Young women in the U.S. state overwhelmingly chose Sanders, telling feminists Gloria Steinem and Madeline Albright to shove it.

It turns out that in order to get the female vote in the United States, it takes more than just being a woman.

Female Democrats in New Hampshire have spoken, and have come out in support of Bernie Sanders, with 53 percent of women in the state voting for the Vermont senator and only 46 percent voting for Hillary Clinton.

IN DEPTH: Road to the US Election 2016

The gap is even larger with young women. For women under the age of 30, 82 percent cast their vote for Sanders, while other statistics show that 69 percent of women under 45 backed him.

One female Sanders supporter, high school senior Monica Johnson, said "I agreed with his policies more than hers, especially on college affordability," she told Think Progress.
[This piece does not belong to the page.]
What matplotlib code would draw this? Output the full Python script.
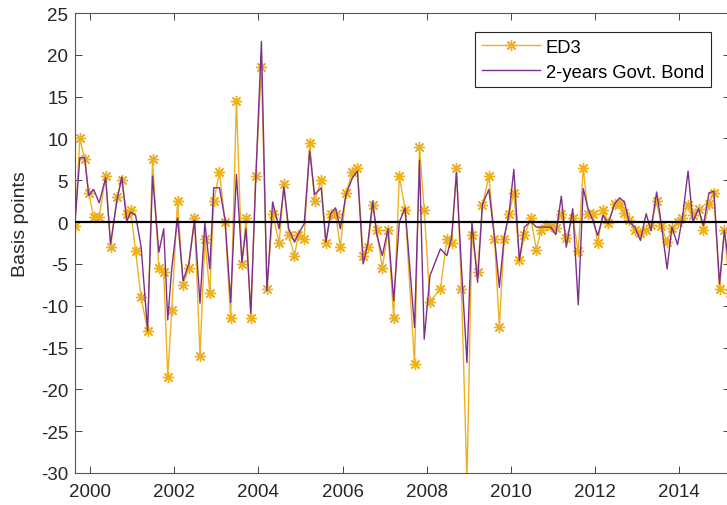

“People ask me, 'How does a young lady relate to a 74-year-old man?' But hearing about the financial struggles he faced as a kid, and how much he talks about the struggles everyday Americans are facing, that's what's resonating with me,” said Johnson, adding that “And me being African American, the fact that he's been standing up for civil rights for so long definitely impressed me.”

Sanders' win with women happened despite the recent comments by well-known feminist Madeline Albright who claimed there was a “special place in hell for women who don't help other women.”

Similar comments came from women's rights activist and journalist Gloria Steinem who suggested that young women are less politically radical and will only vote for Sanders to get attention from boys.

Women across the country quickly took to social media with rage, saying that being forced to vote for a woman based solely on her gender does not constitute a good feminist.